Des détenus, bien plus rares, aiment d’un grand amour leurs parents (ou plus fréquemment se mettent à les aimer au bout de quelques années) et vivent dans la hantise de ne pouvoir être là pour leurs derniers moments. À la limite un directeur pourra accorder le droit à un détenu (entouré de deux gendarmes) d’assister à des funérailles, mais un dernier moment… comment savoir le temps que durera un dernier moment ?

Cette même anxiété se retrouve chez ceux, nombreux qui, condamnés pour drogue, savent leur ami ou amie atteint du sida. Anne-Marie Marchetti a rencontré elle aussi dans sa belle enquête cette peur des détenus de ne pas être là pour la mort de leurs proches.

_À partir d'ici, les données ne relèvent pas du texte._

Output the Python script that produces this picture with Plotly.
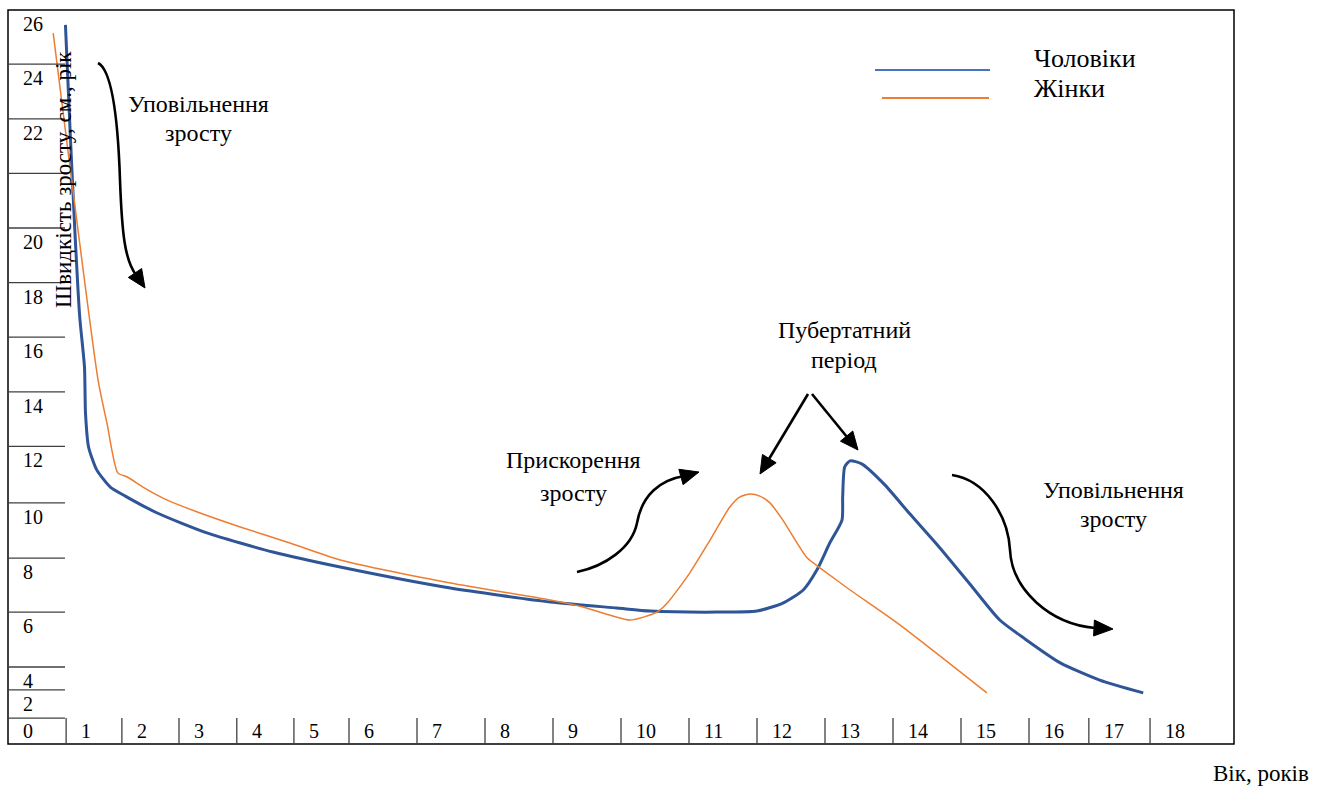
import plotly.graph_objects as go

# ---------------- data ----------------
series_names = ["Чоловіки", "Жінки"]

male_age = [1.83, 1.90, 1.97, 2.04, 2.11, 2.125, 2.17, 2.29, 2.49, 2.71, 3.18, 3.91,
            4.88, 5.87, 7.49, 8.96, 9.94, 10.43, 11.41, 12.00, 12.38, 12.68, 12.88,
            13.07, 13.25, 13.26, 13.29, 13.37, 13.54, 13.88, 14.25, 14.69, 15.13,
            15.57, 15.94, 16.46, 17.04, 17.68]
male_velocity = [27.44, 23.48, 19.82, 16.74, 14.91, 13.22, 11.98, 11.14, 10.51, 10.18,
                 9.56, 8.83, 8.13, 7.58, 6.81, 6.30, 6.08, 5.97, 5.93, 5.97, 6.26,
                 6.74, 7.47, 8.46, 9.30, 10.15, 11.25, 11.47, 11.36, 10.59, 9.52,
                 8.28, 6.96, 5.64, 4.95, 4.07, 3.44, 2.97]

female_age = [1.65, 2.31, 2.44, 2.60, 2.74, 2.97, 3.32, 3.81, 4.40, 5.13, 5.87, 7.49,
              8.96, 9.44, 10.13, 10.53, 10.68, 11.01, 11.31, 11.60, 11.75, 11.90,
              12.04, 12.19, 12.38, 12.59, 12.74, 12.97, 13.37, 14.10, 15.38]
female_velocity = [27.14, 14.43, 12.86, 11.03, 10.88, 10.51, 10.04, 9.56, 9.05, 8.46,
                   7.84, 7.00, 6.37, 6.12, 5.64, 5.93, 6.26, 7.36, 8.57, 9.78, 10.15,
                   10.26, 10.18, 9.93, 9.30, 8.46, 7.91, 7.47, 6.74, 5.46, 2.97]

x_tick_labels = ["0", "1", "2", "3", "4", "5", "6", "7", "8", "9", "10",
                 "11", "12", "13", "14", "15", "16", "17", "18"]
y_tick_labels = ["26", "24", "22", "", "20", "18", "16", "14", "12",
                 "10", "8", "6", "4", "2", ""]

y_title = "Швидкість зросту, см., рік"
x_title = "Вік, років"
notes = [["Уповільнення", "зросту"], ["Прискорення", "зросту"],
         ["Пубертатний", "період"], ["Уповільнення", "зросту"]]

# ---------------- layout helpers ----------------
W, H = 1318, 787
ML, MT, MR, MB = 8, 10, 84, 43


def X(px):
    return 11 + (px - 689) / 68.0


def Y(py):
    return 20 - (py - 228) / 27.3


FONT = "Liberation Serif, Times New Roman, serif"
BLUE = "#2F5597"
BLUE_LEG = "#4472C4"
ORANGE = "#ED7D31"

# table geometry (layout)
x_cell_edges = [X(8), 1.84, 2.66, 3.5, 4.35, 5.19, 6.0, 7, 8, 9, 10, 11, 12, 13,
                14, 15, 16, 16.88, 17.78, X(1234)]
y_row_lines = [Y(10), 26.0, 24.0, 22.0, 20.0, 18.0, 16.0, 14.0, 12.0, 9.93,
               7.91, 5.93, 3.92, 3.08, 2.05]

fig = go.Figure()

fig.add_trace(go.Scatter(x=male_age, y=male_velocity, mode="lines",
                         name=series_names[0],
                         line=dict(color=BLUE, width=3, shape="spline", smoothing=0.6),
                         showlegend=False, hoverinfo="skip"))
fig.add_trace(go.Scatter(x=female_age, y=female_velocity, mode="lines",
                         name=series_names[1],
                         line=dict(color=ORANGE, width=1.5, shape="spline", smoothing=0.6),
                         showlegend=False, hoverinfo="skip"))

shapes = []
annotations = []

# outer frame
shapes.append(dict(type="rect", xref="paper", yref="paper", x0=0, y0=0, x1=1, y1=1,
                   line=dict(color="#000000", width=1.5), layer="above"))

GRID = dict(color="#404040", width=1.3)
TICKFONT = dict(family=FONT, size=20, color="#000")
# left column lines + labels
for yv, lab in zip(y_row_lines, y_tick_labels):
    if yv < Y(12):
        shapes.append(dict(type="line", xref="x", yref="y", x0=X(8), x1=X(65),
                           y0=yv, y1=yv, line=GRID))
    if lab:
        annotations.append(dict(x=X(21), y=yv, xref="x", yref="y", text=lab,
                                showarrow=False, xanchor="left", yanchor="middle",
                                yshift=-14, font=TICKFONT))

# bottom row separators + labels
for i, lab in enumerate(x_tick_labels):
    x0 = x_cell_edges[i]
    if i > 0:
        shapes.append(dict(type="line", xref="x", yref="y", x0=x0, x1=x0,
                           y0=Y(744), y1=Y(718), line=GRID))
    annotations.append(dict(x=x0, y=Y(731), xref="x", yref="y", text=lab,
                            showarrow=False, xanchor="left", yanchor="middle",
                            xshift=13, font=TICKFONT))

# axis titles
annotations.append(dict(x=X(63), y=Y(180), xref="x", yref="y", text=y_title,
                        textangle=-90, showarrow=False, xanchor="center",
                        yanchor="middle", font=dict(family=FONT, size=23, color="#000")))
annotations.append(dict(x=(1311 - ML) / (W - ML - MR), y=(H - MB - 773) / (H - MT - MB),
                        xref="paper", yref="paper", text=x_title, showarrow=False,
                        xanchor="right", yanchor="middle",
                        font=dict(family=FONT, size=23, color="#000")))

# manual legend
leg_lines = [((875, 990, 70), BLUE_LEG), ((882, 989, 98), ORANGE)]
leg_text_y = [58, 88]
for (ln, col), name, ty in zip(leg_lines, series_names, leg_text_y):
    shapes.append(dict(type="line", xref="x", yref="y", x0=X(ln[0]), x1=X(ln[1]),
                       y0=Y(ln[2]), y1=Y(ln[2]), line=dict(color=col, width=2)))
    annotations.append(dict(x=X(1032), y=Y(ty), xref="x", yref="y", text=name,
                            showarrow=False, xanchor="left", yanchor="middle",
                            font=dict(family=FONT, size=26, color="#000")))

# notes text
note_pos = [(198, 104, 133), (573, 460, 493), (844, 330, 360), (1113, 490, 519)]
for (cx, y1, y2), (l1, l2) in zip(note_pos, notes):
    for t, ty in ((l1, y1), (l2, y2)):
        annotations.append(dict(x=X(cx), y=Y(ty), xref="x", yref="y", text=t,
                                showarrow=False, xanchor="center", yanchor="middle",
                                font=dict(family=FONT, size=24, color="#000")))


# arrows (pixel-measured layout, converted to axis units)
def path_from_px(cmds):
    out = []
    for c in cmds:
        op, pts = c[0], c[1:]
        out.append(op + " " + " ".join(f"{X(px):.4f},{Y(py):.4f}" for px, py in pts))
    return " ".join(out)


def head(tip, base, hw=8):
    tx, ty = tip
    bx, by = base
    dx, dy = tx - bx, ty - by
    L = (dx * dx + dy * dy) ** 0.5
    nx, ny = -dy / L, dx / L
    p1 = (bx + nx * hw, by + ny * hw)
    p2 = (bx - nx * hw, by - ny * hw)
    return path_from_px([("M", tip), ("L", p1), ("L", p2)]) + " Z"


ARW = dict(color="#000000", width=2.6)
arrow_paths = [
    ([("M", (98, 63)), ("C", (112, 70), (118, 120), (120, 180)),
      ("C", (122, 235), (125, 260), (136, 275))], (145, 288), (135, 273)),
    ([("M", (577, 572)), ("C", (605, 566), (632, 548), (637, 523)),
      ("C", (642, 495), (660, 480), (684, 476))], (699, 472), (681, 477)),
    ([("M", (808, 394)), ("L", (769, 459))], (760, 474), (769.3, 458.6)),
    ([("M", (812, 394)), ("L", (847, 437))], (858, 450), (846.6, 436.1)),
    ([("M", (952, 475)), ("C", (985, 480), (1008, 515), (1010, 550)),
      ("C", (1012, 590), (1050, 624), (1095, 628))], (1113, 629), (1094, 628)),
]
for cmds, tip, base in arrow_paths:
    shapes.append(dict(type="path", xref="x", yref="y", path=path_from_px(cmds),
                       line=ARW, fillcolor="rgba(0,0,0,0)"))
    shapes.append(dict(type="path", xref="x", yref="y", path=head(tip, base),
                       line=dict(color="#000000", width=1), fillcolor="#000000"))

fig.update_layout(
    width=W, height=H,
    margin=dict(l=ML, r=MR, t=MT, b=MB, pad=0),
    paper_bgcolor="white", plot_bgcolor="white",
    xaxis=dict(range=[X(8), X(1234)], visible=False, fixedrange=True),
    yaxis=dict(range=[Y(744), Y(10)], visible=False, fixedrange=True),
    shapes=shapes, annotations=annotations, showlegend=False,
)

fig.write_html("out.html", config={"displayModeBar": False},
               post_script="document.body.style.margin='0';")
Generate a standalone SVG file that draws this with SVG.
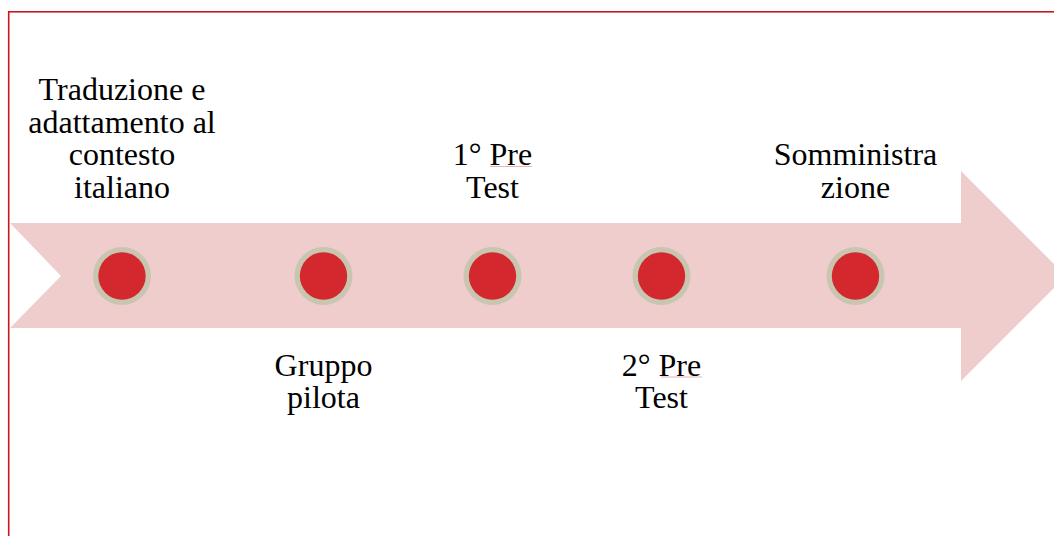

La mort des autres les hante, mais on devine ce que représente pour eux tous et en particulier pour les condamnés à perpétuité, la peur de mourir seul en prison. Ils savent bien qu’il n’y aura pas un surveillant pour leur tenir la main et qu’à plus forte raison, aucun proche n’aura la permission de les assister dans leur agonie.

En centrale, on a le droit d’avoir une cellule pour soi seul et si ce luxe est très apprécié de presque tous (spécialement chez les nombreux candidats au suicide), il fait peur aux grands malades, surtout aux cardiaques et aux asthmatiques, deux catégories sur-représentées en prison, sans aucun doute à cause de l’angoisse.